Content evaluation checklist

Work with subject experts as well as content experts to check and evaluate the content in your audit.


Check for currency and accuracy

Work with nominated content owners and/or subject experts to review your content for currency and accuracy. This should include checking any technical terms, policy intent and legal requirements.

Questions to ask

  • Is this content located elsewhere on your site or on another agency’s site? If so, consider removing it.
  • Is this content the main source of information? If so, does it need to be updated?
  • What content is missing?
  • Are the links working and relevant?
  • Are you publishing content or documents that are owned by a third party and on their website? If so, you should link to that site rather than duplicate the content on your site.

Check content quality

Quality content should support a user need when the user interacts with government.

Ask a content expert to evaluate the quality of each content item in the audit spreadsheet. They should assess your content against the following criteria.


  • Who is the intended user of the content?
  • Does your content meet a user need?
  • Does the content outline what the user needs to know?
  • Does the content have a clear path to a call-to-action?
  • Is the user directed through the information with scannable subheadings?
  • Are links informative?
  • Can the user find or do what they need to do?
  • Is this the best way to present the information? (For example, is the content outlining a process? If so, would the content be more usable in another form, such as a calculator?)
  • Have you analysed and actioned your user feedback?

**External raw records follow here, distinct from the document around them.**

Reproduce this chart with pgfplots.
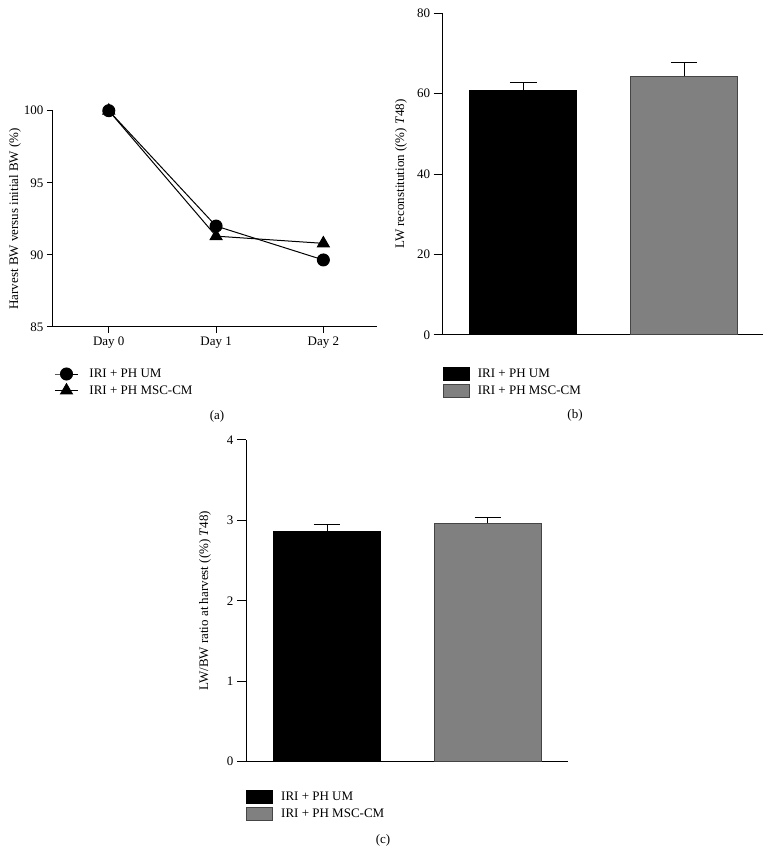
\documentclass[border=0pt]{standalone}
\usepackage{fontspec}
\setmainfont{Liberation Serif}
\usepackage{pgfplots}
\pgfplotsset{compat=1.18}
\definecolor{bargray}{HTML}{808080}
\definecolor{edgegray}{HTML}{454545}
\pgfdeclareplotmark{halfcap}{%
  \pgfpathmoveto{\pgfpointorigin}%
  \pgfpathlineto{\pgfqpoint{0pt}{-\pgfplotmarksize}}%
  \pgfusepathqstroke}
\newcommand{\fsz}{\fontsize{13}{15.6}\selectfont}
\pgfplotsset{
  common/.style={
    scale only axis, anchor=south west, clip=false,
    axis x line*=bottom, axis y line*=left,
    axis line style={-, line width=1pt, black},
    tick align=outside, tick style={black, line width=1pt},
    /pgf/number format/assume math mode=true,
    tick label style={font=\fsz},
    label style={font=\fsz},
    legend style={draw=none, fill=none, inner sep=0pt, anchor=north west,
      font=\fsz, row sep=2.5pt, column sep=6pt},
    legend cell align=left,
  },
  barleg/.style={legend image code/.code={\draw[##1, line width=1pt] (0pt,-6.75pt) rectangle (26pt,6.75pt);}},
  ebar/.style={error bars/.cd, y dir=plus, y explicit, error mark=halfcap,
  error bar style={black, line width=1pt},
  error mark options={black, line width=1pt, mark size=26.7pt}},
}
\begin{document}
\begin{tikzpicture}[x=1pt,y=1pt]
\path (0,0) rectangle (772,854);
% (a)
\begin{axis}[common, at={(53pt,527pt)}, width=324pt, height=216.3pt,
  xmin=-0.52, xmax=2.5, ymin=85, ymax=100,
  xtick={0,1,2}, xticklabels={Day 0, Day 1, Day 2},
  ytick={85,90,95,100}, major tick length=6pt,
  ylabel={Harvest BW versus initial BW (\%)},
  ylabel style={at={(axis description cs:-0.117,0.5)}, anchor=center},
  legend style={at={(axis description cs:0.004,-0.184)}, column sep=9pt},
  legend image code/.code={\draw[mark repeat=2,mark phase=2,#1] plot coordinates {(0pt,0pt)(11.5pt,0pt)(23pt,0pt)};},
]
\addplot[black, line width=1pt, mark=*, mark size=6pt] coordinates {(0,100)(1,92.0)(2,89.65)};
\addplot[black, line width=1pt, mark=triangle*, mark size=6.8pt] coordinates {(0,100)(1,91.3)(2,90.8)};
\legend{IRI + PH UM, IRI + PH MSC-CM}
\end{axis}
% (b)
\begin{axis}[common, barleg, at={(442.7pt,519pt)}, width=320.3pt, height=321.7pt,
  xmin=0.5, xmax=2.49, ymin=0, ymax=80,
  xtick=\empty, ytick={0,20,40,60,80}, major tick length=9pt,
  ylabel={LW reconstitution ((\%) \textit{T}48)},
  ylabel style={at={(axis description cs:-0.13,0.5)}, anchor=center},
  legend style={at={(axis description cs:0,-0.098)}},
]
\addplot[ybar, bar width=0.668, bar shift=0pt, fill=black, draw=black, line width=1pt, ebar]
  coordinates {(1,60.75) +- (0,2.09)};
\addplot[ybar, bar width=0.668, bar shift=0pt, fill=bargray, draw=edgegray, line width=1pt, ebar]
  coordinates {(2,64.4) +- (0,3.4)};
\legend{IRI + PH UM, IRI + PH MSC-CM}
\end{axis}
% (c)
\begin{axis}[common, barleg, at={(246pt,92.3pt)}, width=322.3pt, height=321.7pt,
  xmin=0.496, xmax=2.5, ymin=0, ymax=4,
  xtick=\empty, ytick={0,1,2,3,4}, major tick length=9pt,
  ylabel={LW/BW ratio at harvest ((\%) \textit{T}48)},
  ylabel style={at={(axis description cs:-0.127,0.5)}, anchor=center},
  legend style={at={(axis description cs:0,-0.087)}},
]
\addplot[ybar, bar width=0.668, bar shift=0pt, fill=black, draw=black, line width=1pt, ebar]
  coordinates {(1,2.86) +- (0,0.087)};
\addplot[ybar, bar width=0.668, bar shift=0pt, fill=bargray, draw=edgegray, line width=1pt, ebar]
  coordinates {(2,2.964) +- (0,0.075)};
\legend{IRI + PH UM, IRI + PH MSC-CM}
\end{axis}
\node[font=\fsz] at (217,438) {(a)};
\node[font=\fsz] at (575,439) {(b)};
\node[font=\fsz] at (383,14) {(c)};
\end{tikzpicture}
\end{document}
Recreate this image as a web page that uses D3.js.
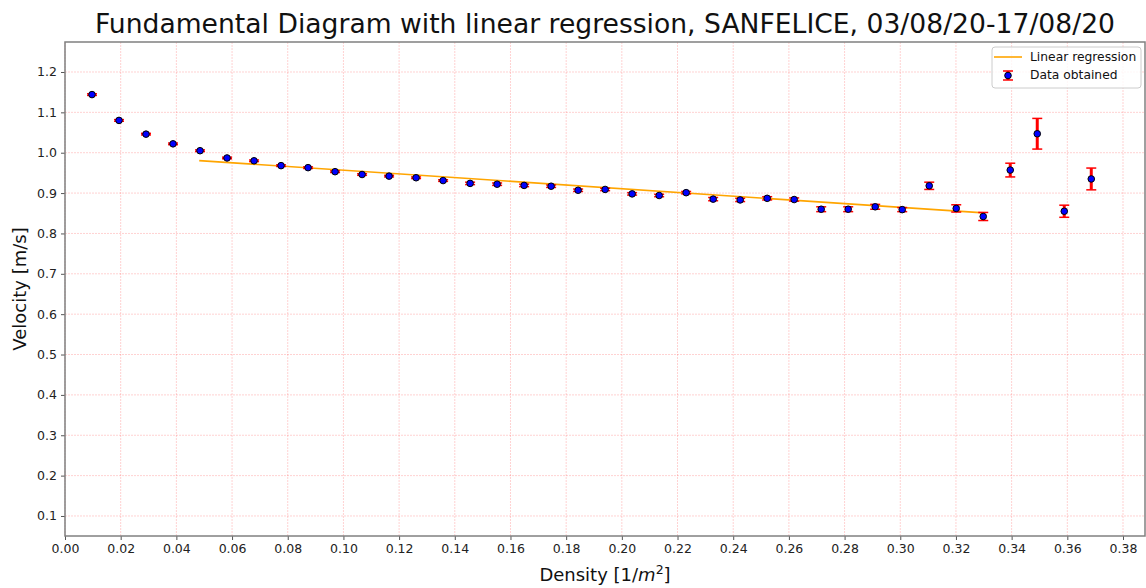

  • Does the navigation help the user find information?
  • Are the information architecture labels easy to understand?
  • Is the meta description written as a call-to-action using relevant keywords?
  • Is the information found using the site’s search?
  • Is the information found using a search engine?
  • Is the content in an HTML format?
  • Is the content written using phrases and words your users are likely to use?
  • Does this content link off to credible and authoritative online sources?
  • Is each heading length optimised for search?


  • Does the first sentence help users to decide if the page is relevant?
  • Is the content written in plain English?
  • Is the content written in active voice?
  • Is a consistent tone used across the website?
  • What is the readability level of each page? You can use a readability tool to estimate this.


Ensure content meets WCAG 2.0 requirements for content authors.

  • Is the content written so that all users can read and understand it? Have you thought about people who speak English as a second, third or fourth language?
  • Are the headings structured?
  • Have you provided meaningful alt text for each image?
  • Have you provided closed captions, audio descriptions or transcripts for videos?
  • Can you turn off closed captions in videos?
  • Does the link text identify the purpose of the link?
  • Is the content responsive to mobile devices?
  • Do you need documents or PDF formats or can they be condensed into web page content?
  • If you do need documents or PDF formats, are they made accessible and accompanied by an HTML extract or description?
  • Are any images decorative? If so, consider removing them.
  • Are data tables formatted using table headers and captions?